CBA’s net interest margin remained stable but edged slightly lower, reflecting higher growth in lower-yielding assets within its product mix. Even so, the bank’s top line continues to highlight the strength of its core franchise, underpinned by solid lending and deposit momentum. Revenue growth was organic rather than accounting-driven, showing balanced expansion across both household and business banking segments.

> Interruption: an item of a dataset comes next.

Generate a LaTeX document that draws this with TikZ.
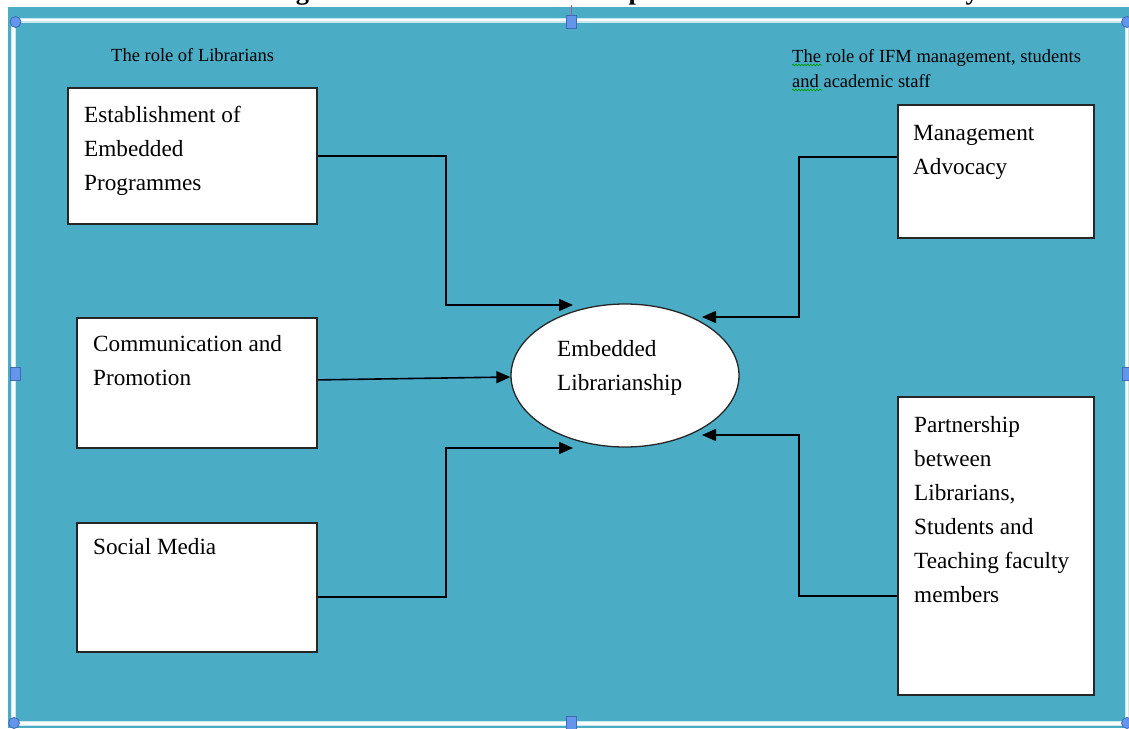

From a credit quality standpoint, CBA continues to stand out. Loan losses remain near record lows, even amid global uncertainty and persistent cost-of-living pressures. This reflects the bank’s conservative risk appetite and disciplined capital management. CBA also remains one of the most liquid and prudently funded banks globally, with retail deposits accounting for 79% of total funding. Its long-dated wholesale debt base further shields it from funding volatility. This liquidity strength forms the foundation of CBA’s credit rating resilience and supports the long-term sustainability of its dividend profile.

The Investors Takeaway for CBA: Is it still a Superannuation Favourite

For investors assessing CBA’s growth outlook, the most important indicator is where free cash flow is being allocated. This quarter, A$4.4 billion was directed toward dividends, signaling a focus on steady, compounding returns rather than aggressive expansion. It suggests that management is prioritising endurance and stability in a more uncertain macro environment, opting to strengthen the balance sheet and preserve long-term value. For dividend-focused investors, CBA’s 2.8% yield remains attractive, and future payouts could push the yield closer to 3%, reinforcing its appeal as a reliable income stock.

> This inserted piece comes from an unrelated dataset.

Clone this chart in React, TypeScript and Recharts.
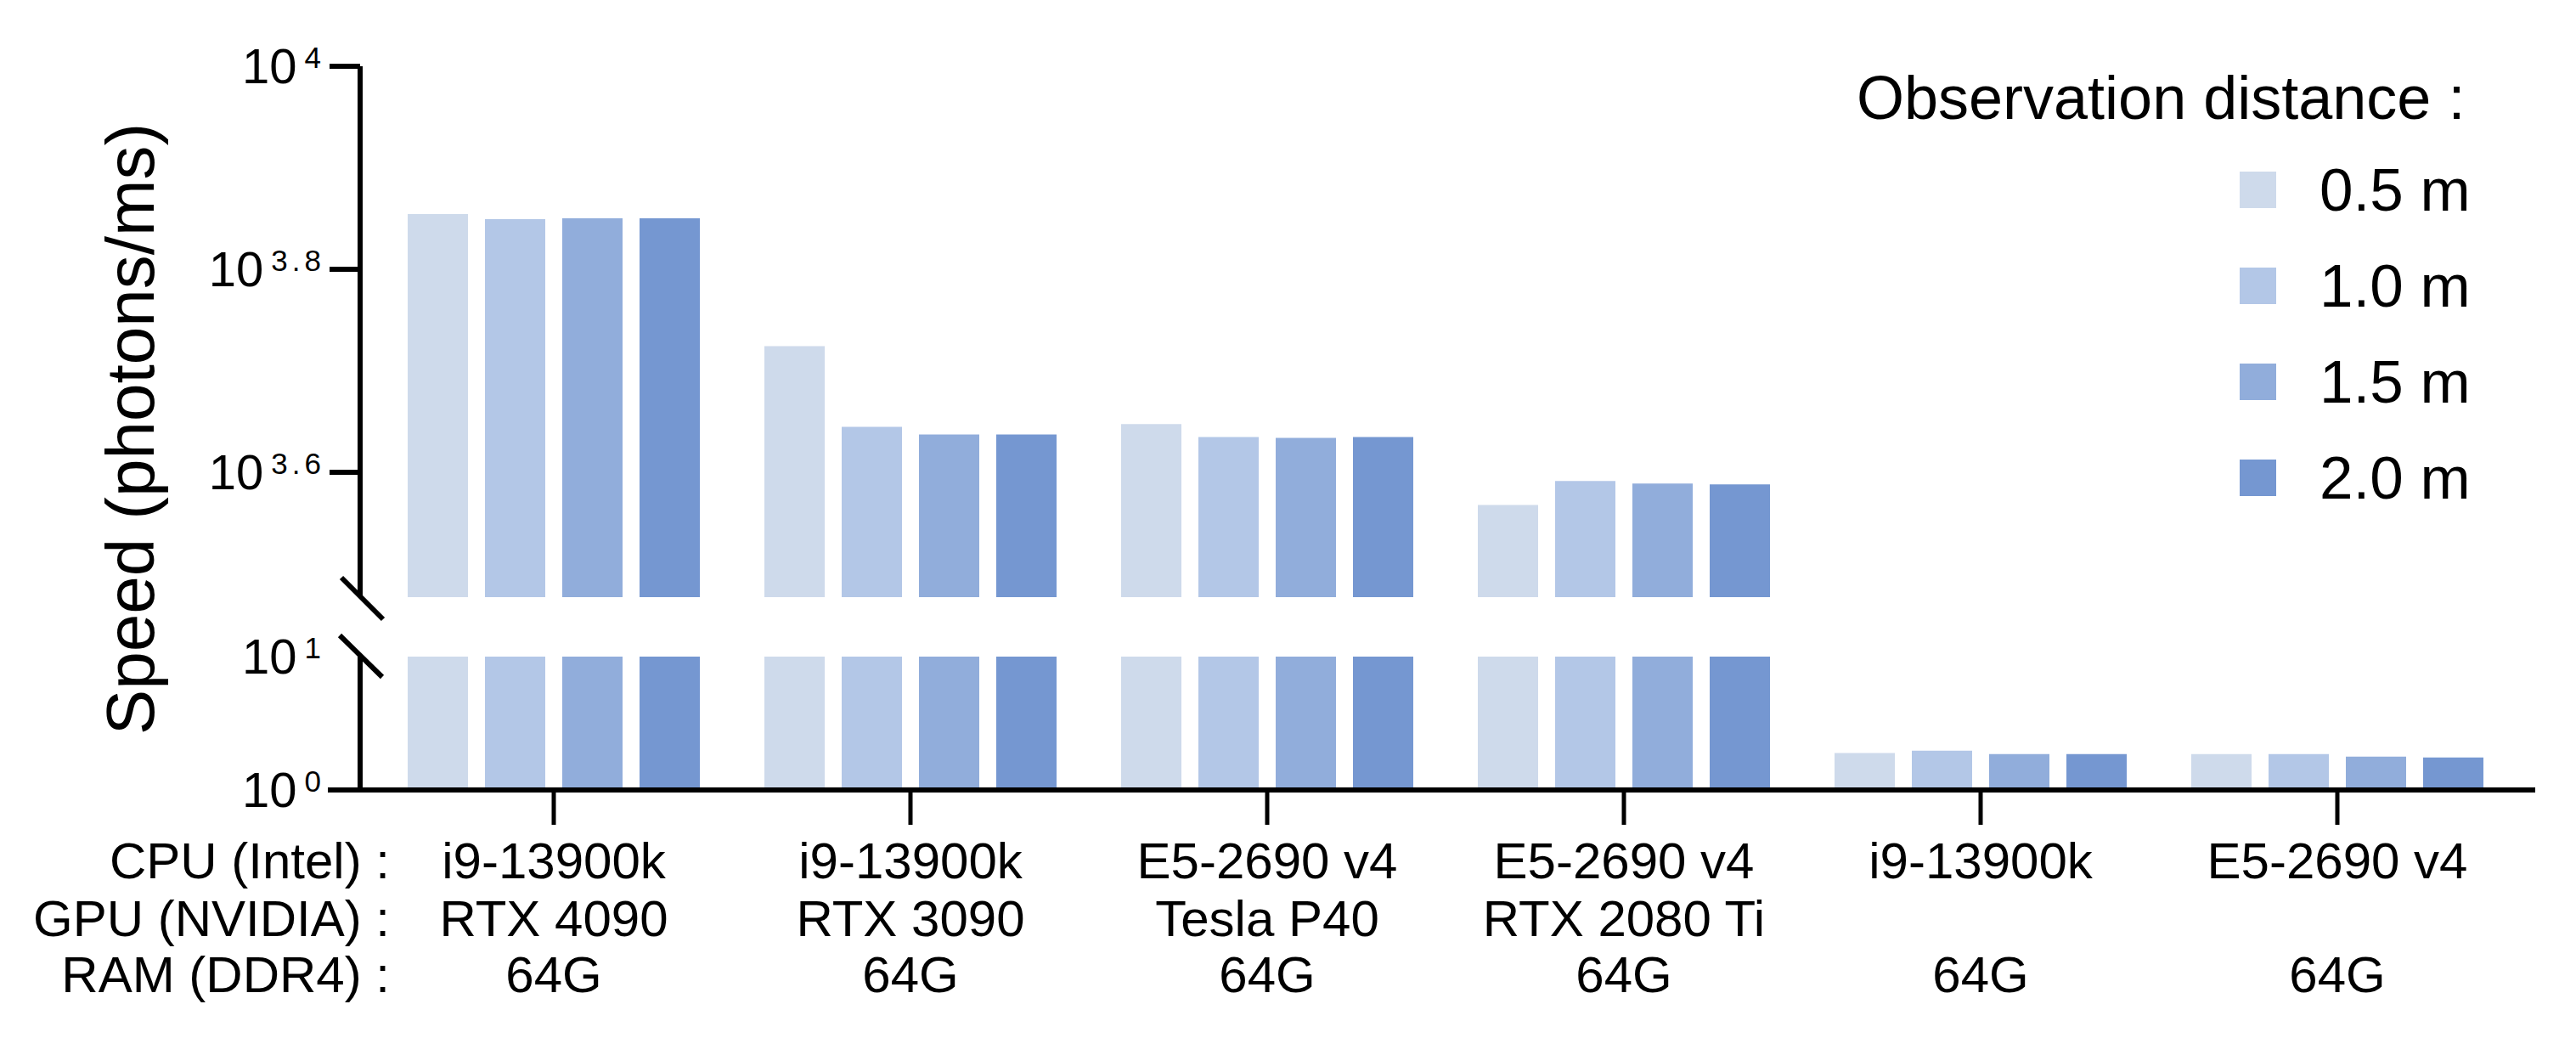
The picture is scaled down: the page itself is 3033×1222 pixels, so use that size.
import React from 'react'
import { BarChart, Bar, XAxis, YAxis, Legend, Customized } from 'recharts'

// values (photons/ms)
const cpus = ['i9-13900k', 'i9-13900k', 'E5-2690 v4', 'E5-2690 v4', 'i9-13900k', 'E5-2690 v4']
const gpus = ['RTX 4090', 'RTX 3090', 'Tesla P40', 'RTX 2080 Ti', '', '']
const rams = ['64G', '64G', '64G', '64G', '64G', '64G']
const rowLabels = ['CPU (Intel) :', 'GPU (NVIDIA) :', 'RAM (DDR4) :']

const d05 = [7153, 5300, 4441, 3698, 1.89, 1.86]
const d10 = [7071, 4415, 4313, 3904, 1.97, 1.86]
const d15 = [7085, 4338, 4305, 3882, 1.86, 1.78]
const d20 = [7085, 4338, 4313, 3875, 1.86, 1.75]

const seriesNames = ['0.5 m', '1.0 m', '1.5 m', '2.0 m']
const seriesColors = ['#CEDAEB', '#B3C7E7', '#91ADDB', '#7597D1']
const seriesKeys = ['d05', 'd10', 'd15', 'd20']

const upperExp = ['3.6', '3.8', '4']
const lowerExp = ['0', '1']
const upperMin = 3000
const upperMax = 10000
const lowerMin = 1
const lowerMax = 10

const FONT = '"Liberation Sans", Arial, Helvetica, sans-serif'
const W = 3033
const H = 1222

const allSeries = [d05, d10, d15, d20]
const lowerData = cpus.map((c, i) => {
  const row: Record<string, any> = { key: String(i) }
  seriesKeys.forEach((k, s) => { row[k] = allSeries[s][i] })
  return row
})
// upper panel only shows bars that reach into its range
const upperData = lowerData.map(r => {
  const row: Record<string, any> = { key: r.key }
  seriesKeys.forEach(k => { row[k] = r[k] >= upperMin ? r[k] : null })
  return row
})

const EXP_SIZE = 35
const EXP_SPACING = 5
const expWidth = (e: string) =>
  e.split('').reduce((w, ch) => w + (ch === '.' ? 0.278 : 0.556) * EXP_SIZE, 0) + EXP_SPACING * (e.length - 1)

const PowTick = (props: any) => {
  const { y, payload, exps, ticks, drawLine } = props
  const i = ticks.indexOf(payload.value)
  const e = exps[i] ?? ''
  const right = 378
  return (
    <g style={{ fontFamily: FONT }}>
      {drawLine && e === '0' && <line x1={386} x2={424} y1={y} y2={y} stroke="#000" strokeWidth={6} />}
      <text x={right - expWidth(e) - 9} y={y + 20} textAnchor="end" fontSize={58} fill="#000">10</text>
      <text x={right + EXP_SPACING} y={y + 2} textAnchor="end" fontSize={EXP_SIZE} letterSpacing={EXP_SPACING} fill="#000">{e}</text>
    </g>
  )
}

const CategoryTick = (props: any) => {
  const { x, index } = props
  const rows = [cpus, gpus, rams]
  const baselines = [1034, 1102, 1168]
  return (
    <g style={{ fontFamily: FONT }}>
      {rows.map((r, k) => (
        <text key={k} x={x} y={baselines[k]} textAnchor="middle" fontSize={60} fill="#000">{r[index]}</text>
      ))}
      {index === 0 && rowLabels.map((l, k) => (
        <text key={'l' + k} x={459} y={baselines[k]} textAnchor="end" fontSize={60} fill="#000">{l}</text>
      ))}
    </g>
  )
}

const BreakMarks = () => (
  <g>
    <line x1={402} y1={680} x2={451} y2={729} stroke="#000" strokeWidth={6} />
    <line x1={400} y1={748} x2={450} y2={797} stroke="#000" strokeWidth={6} />
    <text transform="translate(181,505) rotate(-90)" textAnchor="middle" fontSize={80} fill="#000" style={{ fontFamily: FONT }}>
      Speed (photons/ms)
    </text>
  </g>
)

const LegendBox = (props: any) => {
  const { payload = [] } = props
  return (
    <svg width={W} height={700} style={{ fontFamily: FONT }}>
      <text x={2186} y={140} fontSize={72} fill="#000">Observation distance :</text>
      {payload.map((p: any, i: number) => (
        <g key={p.value}>
          <rect x={2637} y={202 + i * 113} width={43} height={43} fill={p.color} />
          <text x={2731} y={248 + i * 113} fontSize={71} fill="#000">{p.value}</text>
        </g>
      ))}
    </svg>
  )
}

const upperTicks = upperExp.map(e => 10 ** Number(e))
const lowerTicks = lowerExp.map(e => 10 ** Number(e))

export default function App() {
  return (
    <div style={{ position: 'absolute', left: 0, top: 0, width: W, height: H, background: '#fff', fontFamily: FONT }}>
      <div style={{ position: 'absolute', left: 0, top: 0 }}>
        <BarChart width={W} height={H} data={upperData} margin={{ top: 78, right: 48, bottom: 519, left: 0 }}
          barCategoryGap={38} barGap={20}>
          <XAxis dataKey="key" hide padding={{ left: 18, right: 23 }} />
          <YAxis scale="log" domain={[upperMin, upperMax]} allowDataOverflow ticks={upperTicks} width={424}
            axisLine={{ stroke: '#000', strokeWidth: 6 }} tickLine={{ stroke: '#000', strokeWidth: 6 }} tickSize={36}
            tick={<PowTick exps={upperExp} ticks={upperTicks} />} />
          <Legend layout="vertical" align="center" verticalAlign="middle" content={<LegendBox />}
            wrapperStyle={{ left: 0, top: 0, width: W, height: 700 }} />
          {seriesKeys.map((k, s) => (
            <Bar key={k} dataKey={k} name={seriesNames[s]} fill={seriesColors[s]} isAnimationActive={false} />
          ))}
        </BarChart>
      </div>
      <div style={{ position: 'absolute', left: 0, top: 0 }}>
        <BarChart width={W} height={H} data={lowerData} margin={{ top: 773, right: 48, bottom: 0, left: 0 }}
          barCategoryGap={38} barGap={20}>
          <XAxis dataKey="key" height={292} padding={{ left: 18, right: 23 }} interval={0}
            axisLine={{ stroke: '#000', strokeWidth: 6 }} tickLine={{ stroke: '#000', strokeWidth: 5 }} tickSize={41}
            tick={<CategoryTick />} />
          <YAxis scale="log" domain={[lowerMin, lowerMax]} allowDataOverflow ticks={lowerTicks} width={424}
            axisLine={{ stroke: '#000', strokeWidth: 6 }} tickLine={false}
            tick={<PowTick exps={lowerExp} ticks={lowerTicks} drawLine />} />
          {seriesKeys.map((k, s) => (
            <Bar key={k} dataKey={k} name={seriesNames[s]} fill={seriesColors[s]} isAnimationActive={false} />
          ))}
          <Customized component={BreakMarks} />
        </BarChart>
      </div>
    </div>
  )
}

The key takeaway is that CBA is not aiming to outsmart the market—it is aiming to stay consistent. After strong performance over the past two years, the bank continues to deliver high-quality earnings without signs of structural credit weakness. By reinvesting in shareholders through reliable dividends, the company is reinforcing its reputation as a disciplined, dependable performer in an increasingly volatile financial landscape.